Postby FlyerChief » Tue Dec 16, 2014 2:45 pm

Hi Guys,

As promised last week, I called Lonnie and spoke to him about my prop and the MMOI figures on other Prince Props. I was pleasantly surprised to find out that he does read this forum and is quite interested in producing props that meet Rotax specifications for MMOI. I asked about the difference in weight and MMOI on mine vs. Steve Henry's longer prop.

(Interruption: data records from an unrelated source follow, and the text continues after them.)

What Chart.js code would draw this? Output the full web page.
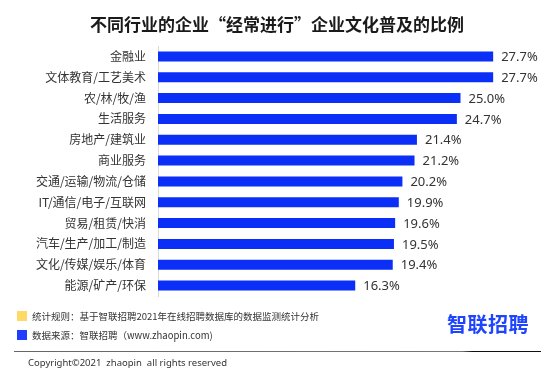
<!DOCTYPE html>
<html>
<head>
<meta charset="utf-8">
<script src="https://cdn.jsdelivr.net/npm/chart.js@4"></script>
<style>
  html, body { margin: 0; padding: 0; background: #fff; }
  #wrap { position: relative; width: 554px; height: 382px; overflow: hidden; font-family: "Noto Sans CJK SC", "Noto Sans", sans-serif; }
  #c { position: absolute; left: 0; top: 0; }
  .t { position: absolute; white-space: nowrap; color: #333; }
  #title { left: 0; width: 554px; top: 12px; text-align: center; font-size: 17px; font-weight: bold; color: #1a1a1a; line-height: 24px; }
  .sq { position: absolute; width: 10px; height: 10px; }
  #line { position: absolute; left: 14px; top: 351px; width: 527px; height: 1px; background: linear-gradient(to right, #666 0%, #777 85%, #111 87%, #111 100%); }
  #logo { position: absolute; left: 447px; top: 311px; font-size: 20px; font-weight: bold; color: #1f44ff; letter-spacing: 0.5px; line-height: 26px; }
</style>
</head>
<body>
<div id="wrap">
  <canvas id="c" width="554" height="382"></canvas>
  <div id="title" class="t">不同行业的企业“经常进行”企业文化普及的比例</div>
  <div class="sq" style="left:17px;top:311px;background:#ffd966;"></div>
  <div class="t" style="left:32px;top:308px;font-size:9.5px;line-height:16px;">统计规则：基于智联招聘2021年在线招聘数据库的数据监测统计分析</div>
  <div class="sq" style="left:17px;top:330px;background:#1f3cff;"></div>
  <div class="t" style="left:32px;top:327px;font-size:9.5px;line-height:16px;">数据来源：智联招聘（www.zhaopin.com)</div>
  <div id="logo">智联招聘</div>
  <div id="line"></div>
  <div class="t" style="left:28px;top:356px;font-size:9.5px;line-height:14px;font-family:'Noto Sans','DejaVu Sans',sans-serif;">Copyright©2021&nbsp;&nbsp;zhaopin&nbsp;&nbsp;all&nbsp;rights&nbsp;reserved</div>
</div>
<script>
const categories = ["金融业","文体教育/工艺美术","农/林/牧/渔","生活服务","房地产/建筑业","商业服务","交通/运输/物流/仓储","IT/通信/电子/互联网","贸易/租赁/快消","汽车/生产/加工/制造","文化/传媒/娱乐/体育","能源/矿产/环保"];
const values = [27.7,27.7,25.0,24.7,21.4,21.2,20.2,19.9,19.6,19.5,19.4,16.3];
const valueLabels = ["27.7%","27.7%","25.0%","24.7%","21.4%","21.2%","20.2%","19.9%","19.6%","19.5%","19.4%","16.3%"];

const valueLabelPlugin = {
  id: 'valueLabels',
  afterDatasetsDraw(chart) {
    const ctx = chart.ctx;
    const meta = chart.getDatasetMeta(0);
    ctx.save();
    ctx.font = '13px "Noto Sans", "Open Sans", sans-serif';
    ctx.fillStyle = '#333';
    ctx.textAlign = 'left';
    ctx.textBaseline = 'middle';
    meta.data.forEach((bar, i) => {
      ctx.fillText(valueLabels[i], bar.x + 8, bar.y + 1);
    });
    ctx.restore();
  }
};

new Chart(document.getElementById('c'), {
  type: 'bar',
  data: {
    labels: categories,
    datasets: [{
      data: values,
      backgroundColor: '#0b2ff7',
      borderWidth: 0,
      categoryPercentage: 1,
      barPercentage: 0.48
    }]
  },
  options: {
    indexAxis: 'y',
    responsive: false,
    animation: false,
    devicePixelRatio: 1,
    layout: { padding: { top: 46, bottom: 86, right: 33, left: 0 } },
    plugins: { legend: { display: false }, tooltip: { enabled: false } },
    scales: {
      x: { display: false, min: 0, max: 30 },
      y: {
        afterFit(axis) { axis.width = 158; },
        grid: { display: false, drawTicks: false },
        border: { display: true, color: '#d9d9d9', width: 1 },
        ticks: {
          padding: 12,
          color: '#333',
          font: { size: 12, family: '"Noto Sans CJK SC", sans-serif' }
        }
      }
    }
  },
  plugins: [valueLabelPlugin]
});
</script>
</body>
</html>
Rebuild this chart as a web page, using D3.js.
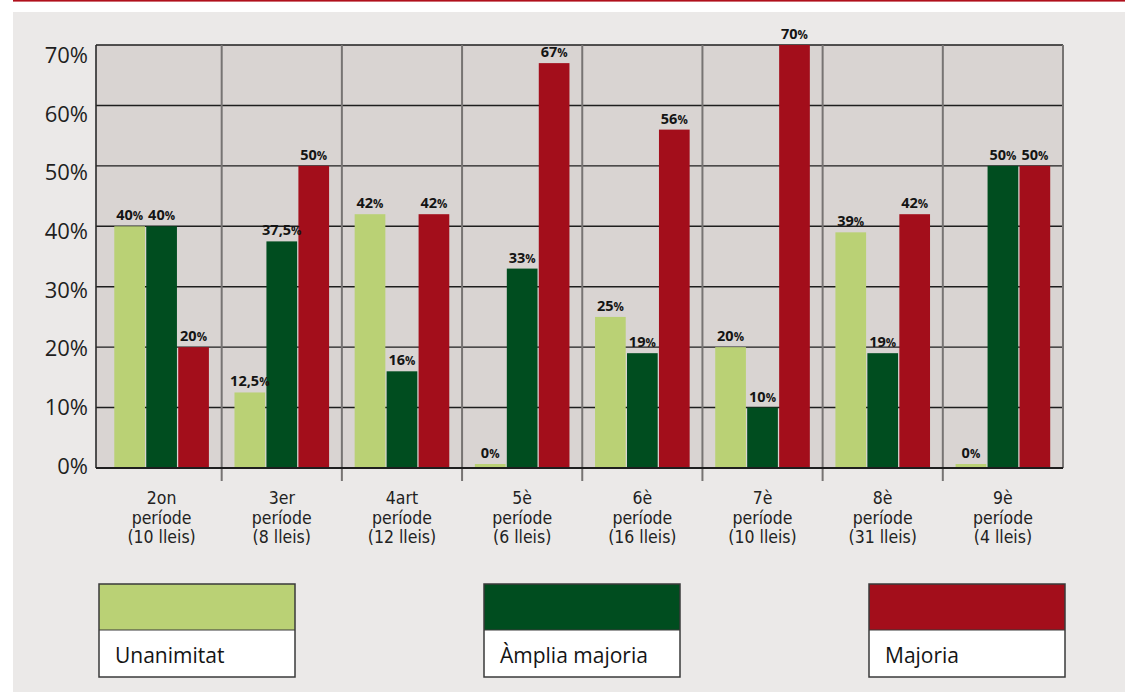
<!DOCTYPE html>
<html>
<head>
<meta charset="utf-8">
<script src="https://cdn.jsdelivr.net/npm/d3@7"></script>
<style>
  html, body { margin: 0; padding: 0; background: #ffffff; }
  svg { display: block; }
</style>
</head>
<body>
<svg id="chart" width="1125" height="692"></svg>
<script>
// ---- DATA ----
const categories = [
  ["2on", "període", "(10 lleis)"],
  ["3er", "període", "(8 lleis)"],
  ["4art", "període", "(12 lleis)"],
  ["5è", "període", "(6 lleis)"],
  ["6è", "període", "(16 lleis)"],
  ["7è", "període", "(10 lleis)"],
  ["8è", "període", "(31 lleis)"],
  ["9è", "període", "(4 lleis)"]
];
const seriesNames = ["Unanimitat", "Àmplia majoria", "Majoria"];
const unanimitat    = [40, 12.5, 42, 0, 25, 20, 39, 0];
const ampliaMajoria = [40, 37.5, 16, 33, 19, 10, 19, 50];
const majoria       = [20, 50, 42, 67, 56, 70, 42, 50];
const yTicks = [0, 10, 20, 30, 40, 50, 60, 70];
const seriesColors = ["#bad175", "#004d1f", "#a30e1b"];

// ---- BUILD ----
const seriesValues = [unanimitat, ampliaMajoria, majoria];
const table = categories.map((c, i) => ({
  key: i,
  lines: c,
  values: seriesNames.map((s, j) => ({ series: s, idx: j, value: seriesValues[j][i] }))
}));

const svg = d3.select("#chart");

// background panel + top red rule
svg.append("rect").attr("x", 13).attr("y", 12).attr("width", 1112).attr("height", 680).attr("fill", "#ebe9e8");
svg.append("rect").attr("x", 13).attr("y", 0).attr("width", 1112).attr("height", 1.6).attr("fill", "#b0101c");

const plotLeft = 96, plotRight = 1063, plotTop = 45, plotBottom = 468;

const y = d3.scaleLinear().domain([0, 70]).range([plotBottom, plotTop]);
const yLab = d3.scaleLinear().domain([0, 70]).range([466, 55]);
const x0 = d3.scaleBand().domain(table.map(d => d.key)).range([101.5, plotRight]).padding(0);
const x1 = d3.scaleBand().domain(seriesNames.map((s, j) => j)).range([0, x0.bandwidth()])
  .paddingInner(0.04).paddingOuter(0.4);

// plot background
svg.append("rect").attr("x", plotLeft).attr("y", plotTop).attr("width", plotRight - plotLeft)
  .attr("height", plotBottom - plotTop).attr("fill", "#d9d4d2");

// horizontal gridlines
svg.append("g").selectAll("line").data(yTicks.filter(t => t > 0)).join("line")
  .attr("x1", plotLeft).attr("x2", plotRight)
  .attr("y1", d => y(d)).attr("y2", d => y(d))
  .attr("stroke", "#1e1e1e").attr("stroke-width", 1.4);

// vertical dividers (band boundaries)
const boundaries = table.slice(1).map(d => x0(d.key)).concat([plotRight]);
svg.append("g").selectAll("line").data(boundaries).join("line")
  .attr("x1", d => d).attr("x2", d => d)
  .attr("y1", plotTop).attr("y2", d => d === plotRight ? plotBottom : plotBottom + 13)
  .attr("stroke", "#777473").attr("stroke-width", 2);

// left axis line
svg.append("line").attr("x1", plotLeft).attr("x2", plotLeft).attr("y1", plotTop).attr("y2", plotBottom)
  .attr("stroke", "#2a2a2a").attr("stroke-width", 1.6);

// y tick labels
svg.append("g").selectAll("text").data(yTicks).join("text")
  .attr("x", 88).attr("y", d => yLab(d)).attr("dy", "0.36em")
  .attr("text-anchor", "end")
  .attr("font-family", "'Open Sans', sans-serif").attr("font-size", 22)
  .attr("fill", "#1f1f1f")
  .text(d => d + "%");

// bars
const groups = svg.append("g").selectAll("g").data(table).join("g")
  .attr("transform", d => `translate(${x0(d.key)},0)`);

groups.selectAll("rect").data(d => d.values).join("rect")
  .attr("x", d => x1(d.idx))
  .attr("width", x1.bandwidth())
  .attr("y", d => Math.min(y(d.value), plotBottom - 4))
  .attr("height", d => Math.max(plotBottom - y(d.value), 4))
  .attr("fill", d => seriesColors[d.idx]);

// value labels
const fmt = v => String(v).replace(".", ",");
const labels = groups.selectAll("text").data(d => d.values).join("text")
  .attr("x", d => x1(d.idx) + x1.bandwidth() / 2)
  .attr("y", d => Math.min(y(d.value), plotBottom - 4) - 6)
  .attr("text-anchor", "middle")
  .attr("font-family", "'Open Sans', sans-serif").attr("font-weight", 700)
  .attr("fill", "#141414");
labels.append("tspan").attr("font-size", 14.5).text(d => fmt(d.value));
labels.append("tspan").attr("font-size", 11.5).text("%");

// bottom axis line
svg.append("line").attr("x1", plotLeft).attr("x2", plotRight).attr("y1", plotBottom).attr("y2", plotBottom)
  .attr("stroke", "#1e1e1e").attr("stroke-width", 1.8);

// category labels
const catG = svg.append("g").selectAll("text").data(table).join("text")
  .attr("text-anchor", "middle")
  .attr("font-family", "'Liberation Sans Narrow', 'DejaVu Sans Condensed', sans-serif")
  .attr("font-size", 17.5)
  .attr("fill", "#222");
catG.selectAll("tspan").data(d => d.lines.map(l => ({ l, cx: x0(d.key) + x0.bandwidth() / 2 }))).join("tspan")
  .attr("x", d => d.cx)
  .attr("y", (d, i) => 504 + i * 19.5)
  .text(d => d.l);

// legend
const legendX = [99, 484, 869];
const legend = svg.append("g").selectAll("g").data(seriesNames).join("g")
  .attr("transform", (d, i) => `translate(${legendX[i]},584)`);
legend.append("rect").attr("width", 196).attr("height", 46).attr("fill", (d, i) => seriesColors[i]);
legend.append("rect").attr("y", 46).attr("width", 196).attr("height", 47).attr("fill", "#ffffff");
legend.append("rect").attr("width", 196).attr("height", 93).attr("fill", "none")
  .attr("stroke", "#3a3a3a").attr("stroke-width", 1.5);
legend.append("line").attr("x1", 0).attr("x2", 196).attr("y1", 46).attr("y2", 46)
  .attr("stroke", "#3a3a3a").attr("stroke-width", 1.2);
legend.append("text").attr("x", 16).attr("y", 79)
  .attr("font-family", "'Open Sans', sans-serif").attr("font-size", 21)
  .attr("fill", "#141414")
  .text(d => d);
</script>
</body>
</html>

Apparently, because each wood blank is unique, there can be a variation in the weight and therefore in the MMOI. Mine had a very tight grain,which produces a stronger, but heavier prop, so it is pushing the upper limit of the MMOI for the Rotax 912. Steve's prop on the other hand has a slimmer profile due to the lower pitch and was likely made from a wood blank with a looser grain (less dense) piece of maple, yielding a much lower MMOI. Another change Lonnie has made as this new series of STOL props is developing is that the hub thickness has gone from 3" (like mine) to 2 and 3/4" (like Steve's), which also shaves off some weight and reduces MMOI. With these changes, Lonnie believes all of his props for the Rotax can be made to fall within the required MMOI limits, although it would likely be good to let him know in advance when you order that it is a concern to allow him to pick the best blank for the job.